_DIRECTIVE_: The listing below should be printed exactly, every line of it. Skip the pictures.

···

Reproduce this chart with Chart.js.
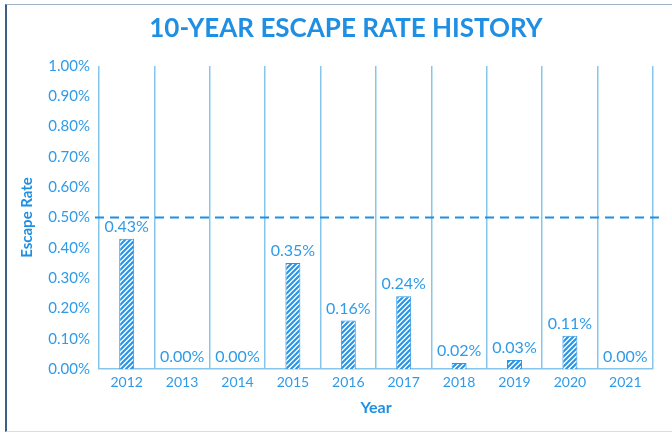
<!DOCTYPE html>
<html>
<head>
<meta charset="utf-8">
<script src="https://cdn.jsdelivr.net/npm/chart.js@4"></script>
<style>
  html, body { margin: 0; padding: 0; background: #fff; }
  .frame {
    position: absolute; left: 5px; top: 4px; width: 700px; height: 426px;
    border-left: 2px solid #3f5f80; border-top: 1.5px solid #9fb3c6;
    border-bottom: 1.5px solid #d5dde5;
  }
  .wrap { position: absolute; left: 0; top: 0; width: 672px; height: 434px; }
</style>
</head>
<body>
<div class="frame"></div>
<div class="wrap"><canvas id="chart" width="672" height="434"></canvas></div>
<script>
const chartTitle = '10-YEAR ESCAPE RATE HISTORY';
const years = ['2012', '2013', '2014', '2015', '2016', '2017', '2018', '2019', '2020', '2021'];
const escapeRates = [0.43, 0.00, 0.00, 0.35, 0.16, 0.24, 0.02, 0.03, 0.11, 0.00];
const targetRate = [0.50];

const blue = '#1f8fe3';
const lightBlue = '#86c6ee';

// hatch fill for the bars
function makeHatch() {
    const c = document.createElement('canvas');
    c.width = 5; c.height = 5;
    const g = c.getContext('2d');
    g.fillStyle = '#fff';
    g.fillRect(0, 0, 5, 5);
    g.strokeStyle = '#2a95e6';
    g.lineWidth = 2.2;
    g.beginPath();
    g.moveTo(-1, 6); g.lineTo(6, -1);
    g.moveTo(-1, 1); g.lineTo(1, -1);
    g.moveTo(4, 6); g.lineTo(6, 4);
    g.stroke();
    return g.createPattern(c, 'repeat');
}

// title drawn by hand so it can sit a bit right of centre like the original
const titleText = {
    id: 'titleText',
    afterDraw(chart) {
        const { ctx } = chart;
        ctx.save();
        ctx.fillStyle = blue;
        ctx.font = 'bold 26px Lato';
        ctx.textAlign = 'center';
        ctx.textBaseline = 'middle';
        ctx.fillText(chartTitle, chart.width / 2 + 10, 29);
        ctx.restore();
    }
};

// dashed 0.50% line
const targetLine = {
    id: 'targetLine',
    afterDatasetsDraw(chart) {
        const { ctx, chartArea, scales } = chart;
        const y = scales.y.getPixelForValue(targetRate[0]);
        ctx.save();
        ctx.strokeStyle = blue;
        ctx.lineWidth = 2;
        ctx.setLineDash([9, 6]);
        ctx.beginPath();
        ctx.moveTo(chartArea.left - 4, y);
        ctx.lineTo(chartArea.right + 12, y);
        ctx.stroke();
        ctx.restore();
    }
};

// value labels above bars
const valueLabels = {
    id: 'valueLabels',
    afterDatasetsDraw(chart) {
        const { ctx } = chart;
        const meta = chart.getDatasetMeta(0);
        ctx.save();
        ctx.fillStyle = '#2f9be8';
        ctx.font = '16px Lato';
        ctx.textAlign = 'center';
        ctx.textBaseline = 'bottom';
        meta.data.forEach((bar, i) => {
            ctx.fillText(escapeRates[i].toFixed(2) + '%', bar.x, bar.y - 4);
        });
        ctx.restore();
    }
};

new Chart(document.getElementById('chart'), {
    type: 'bar',
    data: {
        labels: years,
        datasets: [{
            data: escapeRates,
            backgroundColor: makeHatch(),
            borderColor: '#2a95e6',
            borderWidth: 1,
            categoryPercentage: 1,
            barPercentage: 0.27
        }]
    },
    options: {
        responsive: false,
        animation: false,
        layout: { padding: { top: 66, left: 14, right: 19, bottom: 13 } },
        plugins: {
            legend: { display: false },
            tooltip: { enabled: false }
        },
        scales: {
            x: {
                grid: { color: lightBlue, lineWidth: 1.5, drawTicks: false, offset: true },
                border: { color: lightBlue, width: 1.5 },
                ticks: { color: '#2f9be8', font: { family: 'Lato', size: 14 }, padding: 5 },
                title: {
                    display: true, text: 'Year', color: blue,
                    font: { family: 'Lato', size: 16, weight: 'bold' }, padding: { top: 2 }
                }
            },
            y: {
                min: 0,
                max: 1,
                grid: { display: false, drawTicks: false },
                border: { display: false },
                ticks: {
                    stepSize: 0.1,
                    color: '#2f9be8',
                    font: { family: 'Lato', size: 15 },
                    padding: 9,
                    callback: v => v.toFixed(2) + '%'
                },
                title: {
                    display: true, text: 'Escape Rate', color: blue,
                    font: { family: 'Lato', size: 15, weight: 'bold' }, padding: { bottom: 7 }
                },
                afterFit(scale) { scale.width = 85; }
            }
        }
    },
    plugins: [titleText, targetLine, valueLabels]
});
</script>
</body>
</html>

···

_SOLVED PROBLEM_:
Reproduce this chart with Chart.js.
<!DOCTYPE html>
<html>
<head>
<meta charset="utf-8">
<script src="https://cdn.jsdelivr.net/npm/chart.js@4"></script>
<style>
  html, body { margin: 0; padding: 0; background: #fff; }
  .frame {
    position: absolute; left: 5px; top: 4px; width: 700px; height: 426px;
    border-left: 2px solid #3f5f80; border-top: 1.5px solid #9fb3c6;
    border-bottom: 1.5px solid #d5dde5;
  }
  .wrap { position: absolute; left: 0; top: 0; width: 672px; height: 434px; }
</style>
</head>
<body>
<div class="frame"></div>
<div class="wrap"><canvas id="chart" width="672" height="434"></canvas></div>
<script>
const chartTitle = '10-YEAR ESCAPE RATE HISTORY';
const years = ['2012', '2013', '2014', '2015', '2016', '2017', '2018', '2019', '2020', '2021'];
const escapeRates = [0.43, 0.00, 0.00, 0.35, 0.16, 0.24, 0.02, 0.03, 0.11, 0.00];
const targetRate = [0.50];

const blue = '#1f8fe3';
const lightBlue = '#86c6ee';

// hatch fill for the bars
function makeHatch() {
    const c = document.createElement('canvas');
    c.width = 5; c.height = 5;
    const g = c.getContext('2d');
    g.fillStyle = '#fff';
    g.fillRect(0, 0, 5, 5);
    g.strokeStyle = '#2a95e6';
    g.lineWidth = 2.2;
    g.beginPath();
    g.moveTo(-1, 6); g.lineTo(6, -1);
    g.moveTo(-1, 1); g.lineTo(1, -1);
    g.moveTo(4, 6); g.lineTo(6, 4);
    g.stroke();
    return g.createPattern(c, 'repeat');
}

// title drawn by hand so it can sit a bit right of centre like the original
const titleText = {
    id: 'titleText',
    afterDraw(chart) {
        const { ctx } = chart;
        ctx.save();
        ctx.fillStyle = blue;
        ctx.font = 'bold 26px Lato';
        ctx.textAlign = 'center';
        ctx.textBaseline = 'middle';
        ctx.fillText(chartTitle, chart.width / 2 + 10, 29);
        ctx.restore();
    }
};

// dashed 0.50% line
const targetLine = {
    id: 'targetLine',
    afterDatasetsDraw(chart) {
        const { ctx, chartArea, scales } = chart;
        const y = scales.y.getPixelForValue(targetRate[0]);
        ctx.save();
        ctx.strokeStyle = blue;
        ctx.lineWidth = 2;
        ctx.setLineDash([9, 6]);
        ctx.beginPath();
        ctx.moveTo(chartArea.left - 4, y);
        ctx.lineTo(chartArea.right + 12, y);
        ctx.stroke();
        ctx.restore();
    }
};

// value labels above bars
const valueLabels = {
    id: 'valueLabels',
    afterDatasetsDraw(chart) {
        const { ctx } = chart;
        const meta = chart.getDatasetMeta(0);
        ctx.save();
        ctx.fillStyle = '#2f9be8';
        ctx.font = '16px Lato';
        ctx.textAlign = 'center';
        ctx.textBaseline = 'bottom';
        meta.data.forEach((bar, i) => {
            ctx.fillText(escapeRates[i].toFixed(2) + '%', bar.x, bar.y - 4);
        });
        ctx.restore();
    }
};

new Chart(document.getElementById('chart'), {
    type: 'bar',
    data: {
        labels: years,
        datasets: [{
            data: escapeRates,
            backgroundColor: makeHatch(),
            borderColor: '#2a95e6',
            borderWidth: 1,
            categoryPercentage: 1,
            barPercentage: 0.27
        }]
    },
    options: {
        responsive: false,
        animation: false,
        layout: { padding: { top: 66, left: 14, right: 19, bottom: 13 } },
        plugins: {
            legend: { display: false },
            tooltip: { enabled: false }
        },
        scales: {
            x: {
                grid: { color: lightBlue, lineWidth: 1.5, drawTicks: false, offset: true },
                border: { color: lightBlue, width: 1.5 },
                ticks: { color: '#2f9be8', font: { family: 'Lato', size: 14 }, padding: 5 },
                title: {
                    display: true, text: 'Year', color: blue,
                    font: { family: 'Lato', size: 16, weight: 'bold' }, padding: { top: 2 }
                }
            },
            y: {
                min: 0,
                max: 1,
                grid: { display: false, drawTicks: false },
                border: { display: false },
                ticks: {
                    stepSize: 0.1,
                    color: '#2f9be8',
                    font: { family: 'Lato', size: 15 },
                    padding: 9,
                    callback: v => v.toFixed(2) + '%'
                },
                title: {
                    display: true, text: 'Escape Rate', color: blue,
                    font: { family: 'Lato', size: 15, weight: 'bold' }, padding: { bottom: 7 }
                },
                afterFit(scale) { scale.width = 85; }
            }
        }
    },
    plugins: [titleText, targetLine, valueLabels]
});
</script>
</body>
</html>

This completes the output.